_Given instruction_. Leave out every picture, then output exactly the lines between the ones holding "Output the Python" and "from matplotlib.path import Path", inclusive, and nothing beyond them.

Source code of charts:
_ _ _ _

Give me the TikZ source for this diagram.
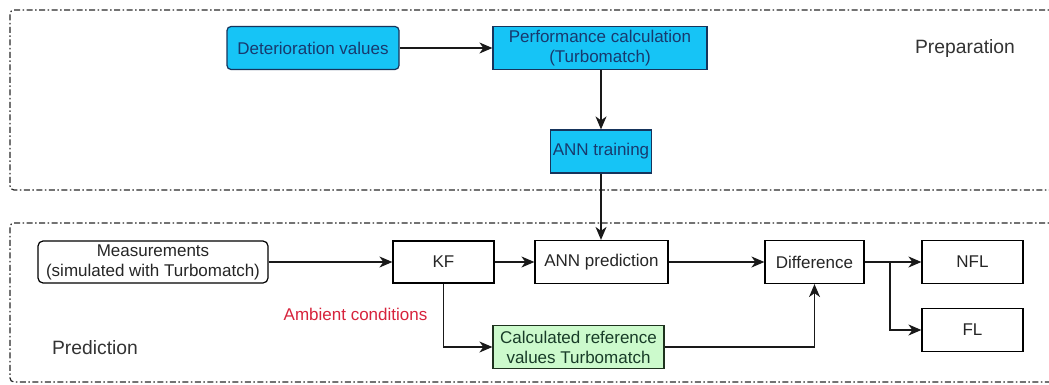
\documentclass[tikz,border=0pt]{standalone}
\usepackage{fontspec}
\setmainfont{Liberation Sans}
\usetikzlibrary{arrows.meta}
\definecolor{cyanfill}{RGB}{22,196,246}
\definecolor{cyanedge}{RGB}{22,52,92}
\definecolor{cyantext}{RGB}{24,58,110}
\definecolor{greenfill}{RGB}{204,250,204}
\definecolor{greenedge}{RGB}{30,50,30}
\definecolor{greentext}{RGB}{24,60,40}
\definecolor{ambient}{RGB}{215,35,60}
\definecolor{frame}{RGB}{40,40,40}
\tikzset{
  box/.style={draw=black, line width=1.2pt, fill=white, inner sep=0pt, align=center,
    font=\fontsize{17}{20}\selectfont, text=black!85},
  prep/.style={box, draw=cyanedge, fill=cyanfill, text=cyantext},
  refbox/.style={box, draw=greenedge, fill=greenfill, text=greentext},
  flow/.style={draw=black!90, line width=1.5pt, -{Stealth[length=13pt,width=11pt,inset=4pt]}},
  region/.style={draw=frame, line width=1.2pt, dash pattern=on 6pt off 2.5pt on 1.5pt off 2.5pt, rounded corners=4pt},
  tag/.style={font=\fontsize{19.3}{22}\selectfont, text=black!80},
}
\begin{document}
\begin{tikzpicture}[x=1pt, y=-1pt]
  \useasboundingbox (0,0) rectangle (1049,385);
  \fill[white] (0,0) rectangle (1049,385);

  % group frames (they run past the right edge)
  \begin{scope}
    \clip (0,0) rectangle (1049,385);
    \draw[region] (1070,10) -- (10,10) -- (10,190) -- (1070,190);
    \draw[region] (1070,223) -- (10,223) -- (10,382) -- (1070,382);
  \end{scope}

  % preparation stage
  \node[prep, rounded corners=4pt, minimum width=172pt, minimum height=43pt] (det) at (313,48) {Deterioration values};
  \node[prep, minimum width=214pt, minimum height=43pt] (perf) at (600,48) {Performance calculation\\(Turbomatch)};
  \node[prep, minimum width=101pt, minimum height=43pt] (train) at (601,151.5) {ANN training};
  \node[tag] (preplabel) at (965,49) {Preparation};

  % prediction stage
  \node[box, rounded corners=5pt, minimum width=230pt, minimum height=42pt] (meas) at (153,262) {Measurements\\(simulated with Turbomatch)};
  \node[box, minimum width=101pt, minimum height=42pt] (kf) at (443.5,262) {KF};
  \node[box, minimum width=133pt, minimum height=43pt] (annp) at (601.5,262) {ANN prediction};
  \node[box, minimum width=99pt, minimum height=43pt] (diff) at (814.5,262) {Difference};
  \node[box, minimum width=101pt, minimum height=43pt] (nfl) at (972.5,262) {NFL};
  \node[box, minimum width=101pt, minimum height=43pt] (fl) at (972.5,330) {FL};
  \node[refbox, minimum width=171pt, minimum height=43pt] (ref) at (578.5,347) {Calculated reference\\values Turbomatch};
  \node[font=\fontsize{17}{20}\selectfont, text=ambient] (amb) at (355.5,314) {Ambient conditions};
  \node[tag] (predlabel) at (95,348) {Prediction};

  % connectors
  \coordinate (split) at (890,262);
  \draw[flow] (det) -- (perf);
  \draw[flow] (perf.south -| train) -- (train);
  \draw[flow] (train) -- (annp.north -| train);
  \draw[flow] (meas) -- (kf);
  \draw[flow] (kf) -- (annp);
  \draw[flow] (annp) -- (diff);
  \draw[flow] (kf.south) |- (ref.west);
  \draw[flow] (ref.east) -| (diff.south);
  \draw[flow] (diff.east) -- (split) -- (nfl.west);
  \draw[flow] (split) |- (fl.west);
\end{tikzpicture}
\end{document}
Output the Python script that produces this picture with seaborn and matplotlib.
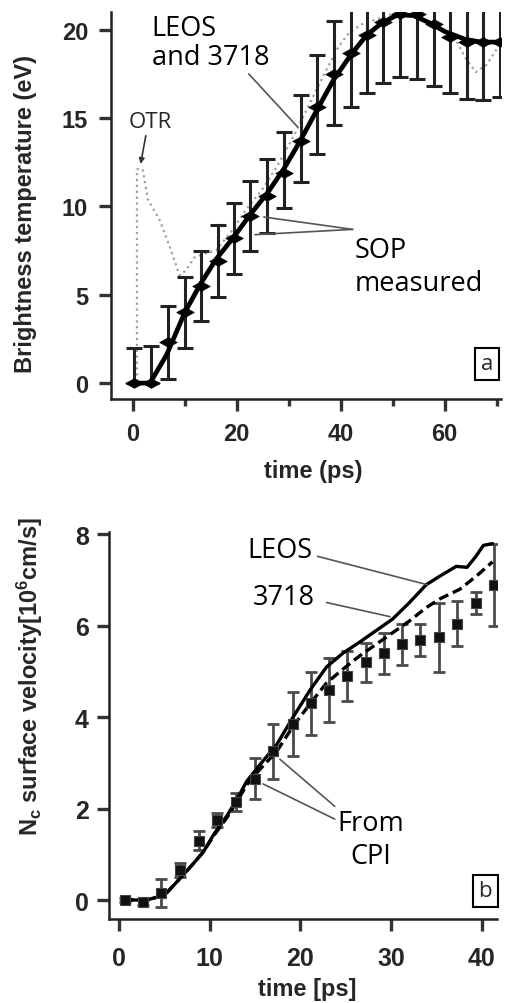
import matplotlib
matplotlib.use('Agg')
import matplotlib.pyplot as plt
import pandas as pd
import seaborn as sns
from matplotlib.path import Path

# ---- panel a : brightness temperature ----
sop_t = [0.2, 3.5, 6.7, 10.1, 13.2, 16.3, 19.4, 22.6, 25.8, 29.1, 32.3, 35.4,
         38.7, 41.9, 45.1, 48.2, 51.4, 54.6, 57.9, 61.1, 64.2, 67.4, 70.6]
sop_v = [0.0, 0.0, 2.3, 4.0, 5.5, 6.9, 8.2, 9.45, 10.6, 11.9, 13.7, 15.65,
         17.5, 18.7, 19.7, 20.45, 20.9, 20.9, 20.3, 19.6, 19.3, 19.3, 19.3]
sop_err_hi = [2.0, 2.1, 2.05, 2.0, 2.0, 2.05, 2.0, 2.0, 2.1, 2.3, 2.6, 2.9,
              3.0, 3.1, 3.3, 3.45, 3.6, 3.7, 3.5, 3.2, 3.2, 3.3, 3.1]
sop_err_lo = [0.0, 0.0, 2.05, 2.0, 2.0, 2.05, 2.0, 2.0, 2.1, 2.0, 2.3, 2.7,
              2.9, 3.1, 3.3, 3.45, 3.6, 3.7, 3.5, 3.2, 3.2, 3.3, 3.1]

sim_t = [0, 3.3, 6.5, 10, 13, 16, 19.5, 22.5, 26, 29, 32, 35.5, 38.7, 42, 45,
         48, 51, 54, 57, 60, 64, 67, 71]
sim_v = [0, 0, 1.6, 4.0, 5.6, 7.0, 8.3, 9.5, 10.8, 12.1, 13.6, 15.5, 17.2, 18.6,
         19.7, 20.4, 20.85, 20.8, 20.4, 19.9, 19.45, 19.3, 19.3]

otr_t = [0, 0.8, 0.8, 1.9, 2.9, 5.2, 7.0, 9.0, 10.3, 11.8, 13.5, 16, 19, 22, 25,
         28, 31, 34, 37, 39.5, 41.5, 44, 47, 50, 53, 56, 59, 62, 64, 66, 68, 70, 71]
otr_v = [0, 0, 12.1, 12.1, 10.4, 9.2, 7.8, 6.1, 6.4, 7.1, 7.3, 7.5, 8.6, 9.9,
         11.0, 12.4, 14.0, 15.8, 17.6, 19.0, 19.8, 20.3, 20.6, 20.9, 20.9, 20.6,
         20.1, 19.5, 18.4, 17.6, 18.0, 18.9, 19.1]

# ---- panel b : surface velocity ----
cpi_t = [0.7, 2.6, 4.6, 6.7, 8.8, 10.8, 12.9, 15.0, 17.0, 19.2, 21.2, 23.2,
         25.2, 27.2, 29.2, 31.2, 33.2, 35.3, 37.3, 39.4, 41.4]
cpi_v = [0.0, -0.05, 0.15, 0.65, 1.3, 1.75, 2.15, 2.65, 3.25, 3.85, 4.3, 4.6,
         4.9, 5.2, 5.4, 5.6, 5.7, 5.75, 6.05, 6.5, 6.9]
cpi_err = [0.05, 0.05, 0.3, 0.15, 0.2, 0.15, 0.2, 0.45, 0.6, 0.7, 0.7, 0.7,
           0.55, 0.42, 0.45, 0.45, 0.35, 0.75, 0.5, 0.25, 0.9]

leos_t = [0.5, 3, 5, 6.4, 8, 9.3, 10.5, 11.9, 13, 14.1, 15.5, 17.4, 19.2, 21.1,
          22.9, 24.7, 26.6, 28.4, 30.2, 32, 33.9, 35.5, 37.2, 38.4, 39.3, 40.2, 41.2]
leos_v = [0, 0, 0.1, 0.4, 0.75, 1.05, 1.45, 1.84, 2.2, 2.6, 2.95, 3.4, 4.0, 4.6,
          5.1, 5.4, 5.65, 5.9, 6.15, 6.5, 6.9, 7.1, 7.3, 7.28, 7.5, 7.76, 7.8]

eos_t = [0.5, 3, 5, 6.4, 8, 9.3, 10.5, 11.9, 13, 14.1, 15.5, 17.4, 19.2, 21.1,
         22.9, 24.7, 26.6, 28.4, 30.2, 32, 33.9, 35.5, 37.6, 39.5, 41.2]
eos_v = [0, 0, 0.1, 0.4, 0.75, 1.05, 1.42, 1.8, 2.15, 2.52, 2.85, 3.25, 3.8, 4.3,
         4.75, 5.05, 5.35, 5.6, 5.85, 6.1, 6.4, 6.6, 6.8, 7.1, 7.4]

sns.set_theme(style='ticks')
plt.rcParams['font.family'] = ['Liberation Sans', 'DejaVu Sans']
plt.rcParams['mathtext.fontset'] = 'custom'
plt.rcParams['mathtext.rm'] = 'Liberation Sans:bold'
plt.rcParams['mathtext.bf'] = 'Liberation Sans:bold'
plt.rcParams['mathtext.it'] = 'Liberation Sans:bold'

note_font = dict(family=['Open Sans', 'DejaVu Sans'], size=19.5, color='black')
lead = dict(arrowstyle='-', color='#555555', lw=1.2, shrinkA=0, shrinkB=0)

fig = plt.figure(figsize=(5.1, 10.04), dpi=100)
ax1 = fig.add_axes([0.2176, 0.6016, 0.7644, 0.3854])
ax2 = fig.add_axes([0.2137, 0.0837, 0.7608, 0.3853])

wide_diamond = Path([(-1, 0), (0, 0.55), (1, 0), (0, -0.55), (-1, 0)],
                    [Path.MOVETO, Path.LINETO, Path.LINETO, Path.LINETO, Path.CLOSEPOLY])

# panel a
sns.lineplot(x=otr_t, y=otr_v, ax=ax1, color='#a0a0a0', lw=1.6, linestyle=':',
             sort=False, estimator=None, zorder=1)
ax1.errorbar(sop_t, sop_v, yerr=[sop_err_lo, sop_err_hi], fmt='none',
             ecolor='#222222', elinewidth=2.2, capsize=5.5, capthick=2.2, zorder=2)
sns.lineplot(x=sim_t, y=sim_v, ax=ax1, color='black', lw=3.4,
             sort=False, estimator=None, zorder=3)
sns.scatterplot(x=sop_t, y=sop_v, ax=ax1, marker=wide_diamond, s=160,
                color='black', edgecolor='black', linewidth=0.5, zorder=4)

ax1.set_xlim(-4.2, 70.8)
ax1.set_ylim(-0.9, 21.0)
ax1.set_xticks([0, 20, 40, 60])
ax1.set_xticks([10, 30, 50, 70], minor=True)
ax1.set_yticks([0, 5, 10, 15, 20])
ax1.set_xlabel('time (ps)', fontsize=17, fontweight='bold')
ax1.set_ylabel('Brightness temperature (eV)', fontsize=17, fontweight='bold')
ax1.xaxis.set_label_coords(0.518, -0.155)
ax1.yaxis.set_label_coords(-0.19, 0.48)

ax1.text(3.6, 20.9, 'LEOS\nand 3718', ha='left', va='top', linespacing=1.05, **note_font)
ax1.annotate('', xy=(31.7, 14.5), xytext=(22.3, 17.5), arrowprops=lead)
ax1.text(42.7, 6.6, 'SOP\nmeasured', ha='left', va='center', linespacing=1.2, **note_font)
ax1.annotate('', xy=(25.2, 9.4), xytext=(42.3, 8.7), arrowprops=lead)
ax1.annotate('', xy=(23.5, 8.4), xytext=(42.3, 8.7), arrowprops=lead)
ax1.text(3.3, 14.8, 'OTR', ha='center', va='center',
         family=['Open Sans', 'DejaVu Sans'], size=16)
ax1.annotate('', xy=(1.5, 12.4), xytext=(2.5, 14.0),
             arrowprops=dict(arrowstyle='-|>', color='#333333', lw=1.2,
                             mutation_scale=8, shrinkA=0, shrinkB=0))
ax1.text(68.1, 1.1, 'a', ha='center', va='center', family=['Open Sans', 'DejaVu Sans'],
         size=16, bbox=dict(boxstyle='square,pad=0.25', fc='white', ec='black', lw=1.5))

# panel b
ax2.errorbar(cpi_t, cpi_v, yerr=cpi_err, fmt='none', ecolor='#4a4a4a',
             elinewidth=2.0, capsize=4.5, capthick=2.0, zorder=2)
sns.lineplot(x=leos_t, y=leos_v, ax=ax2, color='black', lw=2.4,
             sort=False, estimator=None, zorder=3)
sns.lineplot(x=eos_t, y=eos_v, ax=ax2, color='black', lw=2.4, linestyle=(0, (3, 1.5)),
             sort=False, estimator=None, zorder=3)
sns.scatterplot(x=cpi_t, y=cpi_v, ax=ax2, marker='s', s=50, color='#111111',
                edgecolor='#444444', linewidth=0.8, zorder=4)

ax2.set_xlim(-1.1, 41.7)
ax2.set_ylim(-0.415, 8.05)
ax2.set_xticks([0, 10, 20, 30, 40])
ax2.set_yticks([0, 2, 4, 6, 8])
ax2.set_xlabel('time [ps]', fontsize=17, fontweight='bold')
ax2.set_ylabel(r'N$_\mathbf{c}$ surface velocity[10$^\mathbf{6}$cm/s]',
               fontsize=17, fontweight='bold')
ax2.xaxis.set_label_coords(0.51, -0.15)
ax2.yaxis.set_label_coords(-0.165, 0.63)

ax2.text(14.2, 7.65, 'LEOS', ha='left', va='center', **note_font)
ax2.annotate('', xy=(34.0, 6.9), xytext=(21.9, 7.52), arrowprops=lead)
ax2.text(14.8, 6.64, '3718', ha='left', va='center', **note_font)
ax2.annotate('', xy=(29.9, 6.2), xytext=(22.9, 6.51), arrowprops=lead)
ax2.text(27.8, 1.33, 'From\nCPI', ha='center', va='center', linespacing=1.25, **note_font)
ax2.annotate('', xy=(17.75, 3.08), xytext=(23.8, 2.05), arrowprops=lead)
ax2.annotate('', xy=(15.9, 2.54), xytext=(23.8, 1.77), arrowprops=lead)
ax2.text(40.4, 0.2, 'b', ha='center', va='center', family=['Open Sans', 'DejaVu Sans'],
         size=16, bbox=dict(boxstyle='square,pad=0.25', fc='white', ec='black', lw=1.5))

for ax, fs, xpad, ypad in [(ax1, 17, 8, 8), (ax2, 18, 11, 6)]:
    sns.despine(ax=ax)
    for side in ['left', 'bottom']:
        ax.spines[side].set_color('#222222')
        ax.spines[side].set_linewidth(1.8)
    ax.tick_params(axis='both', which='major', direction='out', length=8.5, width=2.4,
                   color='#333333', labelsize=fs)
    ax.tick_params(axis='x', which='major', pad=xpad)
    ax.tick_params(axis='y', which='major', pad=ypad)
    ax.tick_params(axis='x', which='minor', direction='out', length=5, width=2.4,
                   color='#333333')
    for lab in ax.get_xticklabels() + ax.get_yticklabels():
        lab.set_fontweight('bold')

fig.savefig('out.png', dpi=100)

_ _ _ _

_Finished answer_.
Output the Python script that produces this picture with seaborn and matplotlib.
import matplotlib
matplotlib.use('Agg')
import matplotlib.pyplot as plt
import pandas as pd
import seaborn as sns
from matplotlib.path import Path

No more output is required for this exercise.